“Esquerdismo, doença infantil do comunismo”, precisamente com este título, há cerca de 95 anos (Maio de 1920), Vladimir Ilitch Lenin escreveu e publicou em Moscou um ensaio-panfleto denunciando severamente os PCs da Alemanha e da Inglaterra pelo extremismo de suas estratégias, visto como “desvio ideológico à esquerda”.
No cerne das acusações do patriarca do comunismo, a intransigência destes radicais que consideravam inúteis os partidos políticos, desnecessária a atuação do Partido nos parlamentos “burgueses” e, portanto, qualquer compromisso com os trabalhistas e social-democratas descartados liminarmente como “reformistas”, embora dominassem amplos setores da classe operária nos respectivos países.
A advertência de Lênin mostrou-se plenamente justificada uma década depois quando o delirante PC alemão cometeu o catastrófico disparate ao converter a social democracia reformista e não o nacional-socialismo hitlerista no principal adversário dos comunistas.
O Cavaleiro da Esperança, Luis Carlos Prestes, cometeu o mesmo erro nada menos do que três vezes e, aparentemente, não por ignorar a repreensão de Lênin mas por não identificar suas alianças com a necessária objetividade: em 1935, deixou de lado a recém-lançada e robusta Aliança Nacional Libertadora e partiu para uma canhestra insurreição militar (mais tarde explicada de forma ainda mais canhestra como “levante antifascista”).
Em 1945, recusou enxergar Vargas como o verdugo da sua mulher, Olga Benário e embarcou no “queremismo” em vez de aproximar-se dos socialistas não-revolucionários, dos reformistas civis da ANL e dos camaradas-tenentistas que sempre desconfiaram dos compromissos democráticos de Vargas. Em 1963-1964 finalmente apostou todas as fichas num confronto de Jango com as lideranças “burguesas” que se preparavam para disputar as presidenciais de 1965. Sabemos o resultado da desastrada e desastrosa aposta.
A doença do infantilismo esquerdista diagnosticada por Lênin é contagiosa, incurável, desafia o tempo e o espaço. Não obstante as preferências dos seus fundadores por Trotsky e não pelo deformado stalinismo, o PT deixou-se contaminar pelo esquerdismo doentio e suicida que o pai do comunismo soviético antecipou com tanta perspicácia e acuidade.
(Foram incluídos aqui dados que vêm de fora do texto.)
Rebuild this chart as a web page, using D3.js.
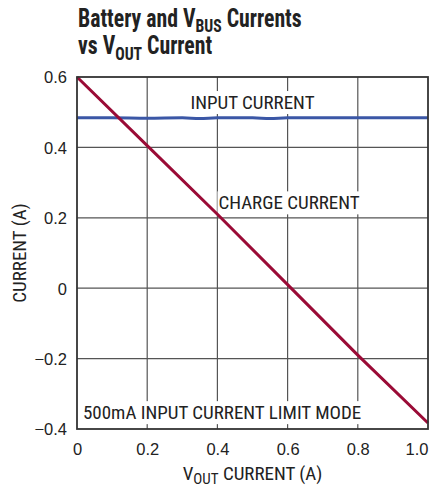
<!DOCTYPE html>
<html>
<head>
<meta charset="utf-8">
<script src="https://cdn.jsdelivr.net/npm/d3@7"></script>
<style>
  body { margin: 0; background: #fff; }
  text { font-family: "Roboto Condensed", "Liberation Sans Narrow", sans-serif; fill: #222; }
</style>
</head>
<body>
<div id="container"></div>
<script>
const width = 440;
const height = 491;
const margin = { top: 77, right: 12, bottom: 62, left: 77 };

// data
const xTicks = [0, 0.2, 0.4, 0.6, 0.8, 1.0];
const yTicks = [-0.4, -0.2, 0, 0.2, 0.4, 0.6];
const xTickLabels = ["0", "0.2", "0.4", "0.6", "0.8", "1.0"];
const yTickLabels = ["\u22120.4", "\u22120.2", "0", "0.2", "0.4", "0.6"];

const inputVout = [0, 0.1, 0.2, 0.3, 0.35, 0.4, 0.5, 0.55, 0.6, 0.7, 0.8, 0.9, 1.0];
const inputCurrent = [0.484, 0.484, 0.483, 0.484, 0.482, 0.484, 0.484, 0.482, 0.484, 0.484, 0.484, 0.484, 0.484];

const chargeVout = [0, 0.2, 0.4, 0.6, 0.8, 1.0];
const chargeCurrent = [0.6, 0.405, 0.21, 0.01, -0.19, -0.383];

const svg = d3.select("#container").append("svg")
  .attr("width", width)
  .attr("height", height);

const x = d3.scaleLinear().domain([0, 1]).range([margin.left, width - margin.right]);
const y = d3.scaleLinear().domain([-0.4, 0.6]).range([height - margin.bottom, margin.top]);

//----------------------------GRID-----------------------------//
svg.append("g")
  .selectAll("line")
  .data(xTicks.slice(1, -1))
  .enter().append("line")
  .attr("x1", d => x(d)).attr("x2", d => x(d))
  .attr("y1", y(0.6)).attr("y2", y(-0.4))
  .attr("stroke", "#555").attr("stroke-width", 1.2);

svg.append("g")
  .selectAll("line")
  .data(yTicks.slice(1, -1))
  .enter().append("line")
  .attr("x1", x(0)).attr("x2", x(1))
  .attr("y1", d => y(d)).attr("y2", d => y(d))
  .attr("stroke", "#555").attr("stroke-width", 1.2);

//----------------------------LABELS IN PLOT------------------//
const plotLabels = [
  { text: "INPUT CURRENT", vx: 0.5, vy: 0.509, anchor: "middle" },
  { text: "CHARGE CURRENT", vx: 0.403, vy: 0.224, anchor: "start" },
  { text: "500mA INPUT CURRENT LIMIT MODE", vx: 0.017, vy: -0.372, anchor: "start" }
];

const lg = svg.append("g");
plotLabels.forEach(l => {
  const t = lg.append("text")
    .attr("x", x(l.vx)).attr("y", y(l.vy))
    .attr("text-anchor", l.anchor)
    .style("font-size", "19px")
    .text(l.text);
  const b = t.node().getBBox();
  lg.insert("rect", "text")
    .attr("x", b.x - 1).attr("y", b.y)
    .attr("width", b.width + 2).attr("height", b.height)
    .attr("fill", "#fff");
});

//----------------------------LINES-----------------------------//
const line = d3.line().x(d => x(d[0])).y(d => y(d[1]));

svg.append("path")
  .datum(inputVout.map((v, i) => [v, inputCurrent[i]]))
  .attr("d", d3.line().curve(d3.curveMonotoneX).x(d => x(d[0])).y(d => y(d[1])))
  .attr("fill", "none").attr("stroke", "#3b57a6").attr("stroke-width", 3);

svg.append("path")
  .datum(chargeVout.map((v, i) => [v, chargeCurrent[i]]))
  .attr("d", line)
  .attr("fill", "none").attr("stroke", "#9a0b36").attr("stroke-width", 3);

//----------------------------FRAME-----------------------------//
svg.append("rect")
  .attr("x", x(0)).attr("y", y(0.6))
  .attr("width", x(1) - x(0)).attr("height", y(-0.4) - y(0.6))
  .attr("fill", "none").attr("stroke", "#333").attr("stroke-width", 1.8);

//-----------------------------AXES-----------------------------//
const xaxis = d3.axisBottom(x).tickValues(xTicks)
  .tickFormat((d, i) => xTickLabels[i]).tickSize(0).tickPadding(14);
const yaxis = d3.axisLeft(y).tickValues(yTicks)
  .tickFormat((d, i) => yTickLabels[i]).tickSize(0).tickPadding(10);

const gx = svg.append("g").attr("transform", "translate(0," + y(-0.4) + ")").call(xaxis);
const gy = svg.append("g").attr("transform", "translate(" + x(0) + ",0)").call(yaxis);
[gx, gy].forEach(g => {
  g.select(".domain").remove();
  g.selectAll("text").style("font-size", "16.5px")
    .style("font-family", "'Liberation Sans', Arial, sans-serif").attr("fill", "#222");
});
gx.selectAll("text").attr("dy", "0.71em")
  .attr("text-anchor", (d, i) => i === xTicks.length - 1 ? "end" : "middle");
gy.selectAll("text").attr("dy", "0.36em");

// axis titles
const xt = svg.append("text")
  .attr("x", x(0.5)).attr("y", 480)
  .attr("text-anchor", "middle")
  .style("font-size", "19px");
xt.append("tspan").text("V");
xt.append("tspan").attr("dy", 4).style("font-size", "15px").text("OUT");
xt.append("tspan").attr("dy", -4).text(" CURRENT (A)");

svg.append("text")
  .attr("transform", "translate(26," + y(0.1) + ") rotate(-90)")
  .attr("text-anchor", "middle")
  .style("font-size", "19px")
  .text("CURRENT (A)");

// title
const title = svg.append("g")
  .attr("transform", "translate(78,0) scale(0.87,1)")
  .style("font-weight", "bold");
const t1 = title.append("text").attr("x", 0).attr("y", 27).style("font-size", "25px");
t1.append("tspan").text("Battery and V");
t1.append("tspan").attr("dy", 5).style("font-size", "18px").text("BUS");
t1.append("tspan").attr("dy", -5).text(" Currents");
const t2 = title.append("text").attr("x", 0).attr("y", 54).style("font-size", "25px");
t2.append("tspan").text("vs V");
t2.append("tspan").attr("dy", 6).style("font-size", "18px").text("OUT");
t2.append("tspan").attr("dy", -6).text(" Current");
</script>
</body>
</html>
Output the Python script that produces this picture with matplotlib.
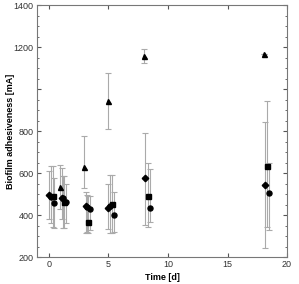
import matplotlib
matplotlib.use("Agg")
import matplotlib.pyplot as plt
from matplotlib.ticker import MultipleLocator

plt.rcParams["font.family"] = ["Liberation Sans", "DejaVu Sans"]

# series: time [d], value [mA], lower / upper error bar ends
tri_t = [0.95, 2.97, 5.0, 8.0, 18.05]
tri_v = [533, 629, 944, 1157, 1165]
tri_lo = [428, 527, 810, 1122, 1165]
tri_hi = [638, 776, 1078, 1189, 1165]

dia_t = [0.0, 1.1, 3.1, 5.0, 8.05, 18.15]
dia_v = [495, 482, 444, 435, 575, 543]
dia_lo = [380, 380, 313, 332, 351, 241]
dia_hi = [611, 622, 508, 546, 792, 844]

cir1_t = [0.17, 1.2, 3.2, 5.15]
cir1_v = [484, 479, 440, 443]
cir1_lo = [360, 337, 320, 316]
cir1_hi = [633, 584, 495, 590]

sq_t = [0.3, 1.3, 3.28, 5.3, 8.28, 18.35]
sq_v = [493, 463, 368, 451, 492, 633]
sq_lo = [345, 337, 315, 316, 341, 344]
sq_hi = [633, 585, 490, 590, 646, 944]

cir2_t = [0.45, 1.45, 3.45, 5.45, 8.45, 18.5]
cir2_v = [455, 460, 430, 400, 435, 503]
cir2_lo = [340, 360, 330, 320, 368, 329]
cir2_hi = [575, 550, 492, 511, 620, 649]

fig = plt.figure(figsize=(2.99, 2.84), dpi=100)
ax = fig.add_axes([0.124, 0.095, 0.836, 0.887])

series = [
    (tri_t, tri_v, tri_lo, tri_hi, "^"),
    (dia_t, dia_v, dia_lo, dia_hi, "D"),
    (cir1_t, cir1_v, cir1_lo, cir1_hi, "o"),
    (sq_t, sq_v, sq_lo, sq_hi, "s"),
    (cir2_t, cir2_v, cir2_lo, cir2_hi, "o"),
]
# error bars first, markers on top
for t, v, lo, hi, m in series:
    err = [[a - b for a, b in zip(v, lo)], [b - a for a, b in zip(v, hi)]]
    ax.errorbar(t, v, yerr=err, fmt="none", ecolor="#aaaaaa",
                elinewidth=0.8, capsize=2, capthick=0.8, zorder=1)
for t, v, lo, hi, m in series:
    ax.plot(t, v, linestyle="none", marker=m, color="black",
            markersize=3.6 if m != "D" else 3.3, zorder=3)

ax.set_xlim(-1, 20)
ax.set_ylim(200, 1400)
ax.set_xticks([0, 5, 10, 15, 20])
ax.set_yticks([200, 400, 600, 800, 1000, 1200, 1400])
ax.set_yticklabels(["200", "400", "600", "800", "", "1200", "1400"])
ax.yaxis.set_minor_locator(MultipleLocator(50))
ax.tick_params(direction="in", which="both", top=True, right=True,
               labelsize=6.5, colors="#555555", labelcolor="#333333", pad=2.5)
ax.tick_params(which="major", length=3)
ax.tick_params(which="minor", length=1.5)
for s in ax.spines.values():
    s.set_color("#777777")
    s.set_linewidth(0.8)

ax.set_xlabel("Time [d]", fontsize=6.5, fontweight="bold")
ax.xaxis.set_label_coords(0.5, -0.065)
ax.set_ylabel("Biofilm adhesiveness [mA]", fontsize=6.5, fontweight="bold")
ax.yaxis.set_label_coords(-0.09, 0.5)

fig.savefig("out.png", dpi=100)
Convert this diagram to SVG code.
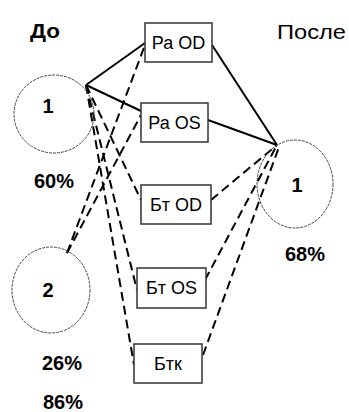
<svg xmlns="http://www.w3.org/2000/svg" width="349" height="412" viewBox="0 0 349 412">
<style>
.circ{fill:none;stroke:#444;stroke-width:1;stroke-dasharray:3 1}
.box{fill:#fff;stroke:#333;stroke-width:1.5}
.solid{stroke:#000;stroke-width:2;fill:none}
.dash{stroke:#000;stroke-width:2;fill:none;stroke-dasharray:9 5}
.big{font-family:"Liberation Sans",Arial,sans-serif;font-weight:bold;font-size:20px;fill:#000}
.lbl{font-family:"Liberation Sans",Arial,sans-serif;font-size:18px;fill:#000}
.hdr{font-family:"Liberation Sans",Arial,sans-serif;font-size:20px;fill:#000}
</style>
<rect width="349" height="412" fill="#fff"/>
<text class="hdr" x="30" y="38" font-weight="bold" textLength="30" lengthAdjust="spacingAndGlyphs">До</text>
<text class="hdr" x="277" y="39" textLength="69" lengthAdjust="spacingAndGlyphs">После</text>
<g id="connectors">
<line class="solid" x1="86" y1="85" x2="145" y2="43"/>
<line class="solid" x1="86" y1="85" x2="141" y2="111"/>
<line class="dash" x1="86" y1="85" x2="141" y2="200"/>
<line class="dash" x1="86" y1="85" x2="137" y2="290"/>
<line class="dash" x1="86" y1="85" x2="134" y2="365"/>
<line class="dash" x1="67" y1="253" x2="145" y2="45"/>
<line class="dash" x1="67" y1="253" x2="141" y2="115"/>
<line class="solid" x1="212" y1="45" x2="277" y2="145"/>
<line class="solid" x1="208" y1="120" x2="277" y2="145"/>
<line class="dash" x1="211" y1="200" x2="277" y2="145"/>
<line class="dash" x1="205" y1="280" x2="277" y2="145"/>
<line class="dash" x1="203" y1="355" x2="279" y2="147"/>
</g>
<g id="before1">
<ellipse class="circ" cx="54" cy="114" rx="40" ry="39"/>
<text class="big" x="48" y="113" text-anchor="middle">1</text>
<text class="big" x="54" y="188" text-anchor="middle">60%</text>
</g>
<g id="before2">
<ellipse class="circ" cx="51" cy="290" rx="39" ry="43"/>
<text class="big" x="48" y="297" text-anchor="middle">2</text>
<text class="big" x="62" y="370" text-anchor="middle">26%</text>
</g>
<text class="big" x="63" y="409" text-anchor="middle">86%</text>
<g id="after1">
<ellipse class="circ" cx="295" cy="184" rx="38" ry="44"/>
<text class="big" x="297" y="192" text-anchor="middle">1</text>
<text class="big" x="305" y="261" text-anchor="middle">68%</text>
</g>
<g id="paOD">
<rect class="box" x="145" y="23" width="67" height="39"/>
<text class="lbl" x="178.5" y="49" text-anchor="middle">Ра OD</text>
</g>
<g id="paOS">
<rect class="box" x="141" y="103" width="67" height="39"/>
<text class="lbl" x="174.5" y="129" text-anchor="middle">Ра OS</text>
</g>
<g id="btOD">
<rect class="box" x="141" y="185" width="70" height="39"/>
<text class="lbl" x="176" y="211" text-anchor="middle">Бт OD</text>
</g>
<g id="btOS">
<rect class="box" x="137" y="268" width="69" height="40"/>
<text class="lbl" x="171.5" y="294" text-anchor="middle">Бт OS</text>
</g>
<g id="btk">
<rect class="box" x="134" y="344" width="68" height="39"/>
<text class="lbl" x="168" y="370" text-anchor="middle">Бтк</text>
</g>
</svg>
Imantada ao noticiário da Lava-Jato e ao jorro contínuo dos escândalos, nossa imprensa e nossa sociedade parecem mesmerizadas pelo rosário e dimensões das roubalheiras, completamente desatentas a sintomas não menos graves da síndrome do esquerdismo infantil — a incompetência.
O dedo podre do aparelhamento partidário existe em todos os quadrantes do universo ideológico. A direita é burra, estupida. Mas o esquerdismo infantilóide está nos obrigando a conviver de forma patológica com a inépcia. Uma aberrante solidariedade com incapazes e néscios, porém beneficiados pela identidade de ideias, está produzindo um irreparável retrocesso.
A devoção às nulidades em situações-limite como a que vivemos é criminosa, mas este tipo de crime não está previsto no Código Penal. Ao contrário é estimulado. A cada dia que passa o Estado brasileiro torna-se mais vulnerável à imperícia de seus agentes. A expansão ilimitada desta bisonhice funcional acaba por impor-se como padrão, atingindo indistintamente todos os atores e elencos da cena política: a situação e oposição, o mercado e a academia, eleitos e eleitores, a imprensa e seus críticos — todos parecem igualmente estabanados e enfileirados.
O paroxismo que Lênin denunciou foi na verdade um apelo à razão e à eficácia. A paranoia esquerdista difere muito pouco da paranoia direitista. Igualmente tortas, só deixarão de reproduzir-se quando finalmente for aplicada a vacina contra a mosca azul — um aedes de última geração que prefere a estultice e só prolifera ao lado dos incompetentes e burocratas do aparelho estatal.